I am studying Ruby hash internals. Hash in Ruby are really efficient because (among others thing) in order to compare entries it just uses its hash value (for strings and numbers). I wondering how can it makes this assumption since the probability of computing the same hash value for two different keys is not zero.
Internally it uses the Murmur hash function.
As a reference: http://preshing.com/20110504/hash-collision-probabilities/
Can you share with us how you came to the conclusion that Ruby uses only the hash value to determine equality?
The text below is to explain to others your excellent point that the probability of computing the same hash value for two different keys is not zero, so how can the Hash class rely on just the hash value to determine equality?

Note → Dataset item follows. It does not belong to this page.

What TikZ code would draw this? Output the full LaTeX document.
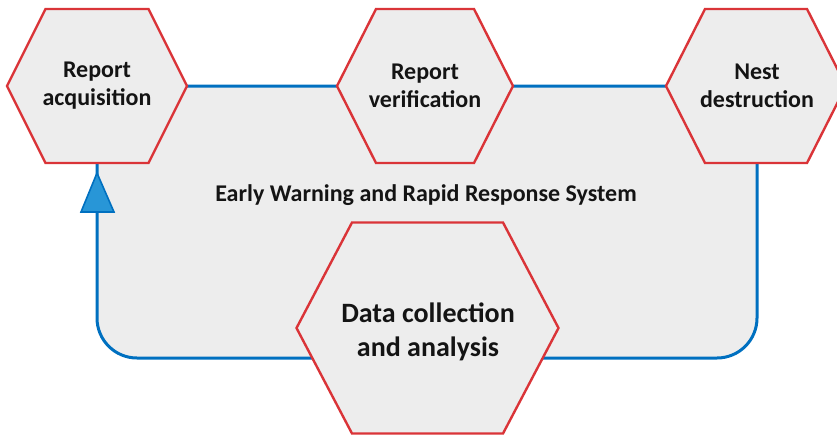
\documentclass[tikz,border=0pt]{standalone}
\usepackage{fontspec}
\setmainfont{Carlito}
\definecolor{hexred}{RGB}{218,52,56}
\definecolor{boxgray}{RGB}{237,237,237}
\definecolor{lineblue}{RGB}{0,112,192}
\definecolor{arrowblue}{RGB}{40,150,215}
\newcommand\myhex[5]{\draw[hexshape] (#1-#3,#2) -- (#1-#4,#2-#5) -- (#1+#4,#2-#5) -- (#1+#3,#2) -- (#1+#4,#2+#5) -- (#1-#4,#2+#5) -- cycle;}
\tikzset{
  hexshape/.style={draw=hexred, fill=boxgray, line width=2.4pt, line join=miter},
  loopline/.style={draw=lineblue, fill=boxgray, line width=3pt, rounded corners=40pt},
  hextext/.style={font=\bfseries\fontsize{24}{28}\selectfont, align=center, text=black!92},
  bigtext/.style={font=\bfseries\fontsize{28}{34}\selectfont, align=center, text=black!92},
  systext/.style={font=\bfseries\fontsize{24}{28}\selectfont, text=black!92},
  markerarrow/.style={draw=lineblue, fill=arrowblue, line width=1.6pt, line join=miter}
}
\begin{document}
\begin{tikzpicture}[x=1pt,y=-1pt]
\useasboundingbox (0,0) rectangle (837,437);
\draw[loopline] (97,86) rectangle (757,358);
\myhex{97}{86}{90}{51.5}{77}
\myhex{425}{86}{88}{49}{77}
\myhex{756}{86}{90}{51}{77}
\myhex{427.5}{328}{131}{75.5}{105.5}
\draw[markerarrow] (97,173) -- (114,212) -- (81,212) -- cycle;
\node[hextext] (acq) at (97,86) {Report\\acquisition};
\node[hextext] (ver) at (425,86) {Report\\verification};
\node[hextext] (nest) at (757,86) {Nest\\destruction};
\node[bigtext] (data) at (428,332) {Data collection\\and analysis};
\node[systext] (sys) at (426,195) {Early Warning and Rapid Response System};
\end{tikzpicture}
\end{document}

For the purpose of this discussion I will refer to Ruby hashes as maps, so as not to confuse the 2 uses of the term hash in the Ruby language (1, a computed value on an object, and 2, a map/dictionary of pairs of values and unique keys).
As I understand it, hash values in maps, sets, etc. are used as a quick first pass at determining possible equality. That is, if the hashes of 2 objects are equal, then it is possible that the 2 objects are equal; but it's also possible that the 2 objects are not equal, but coincidentally produce the same hash value.
In other words, the only sure thing you can tell about equality from the hash values of the objects being compared is that if hash1 != hash2 then the objects are definitely not equal.
If the 2 hashes are equal, then the 2 objects must be compared by their content (in Ruby, by calling the
== method, I believe).
So comparing hashes is not a substitute for comparing the objects themselves, it's just a quick first pass used to optimize performance.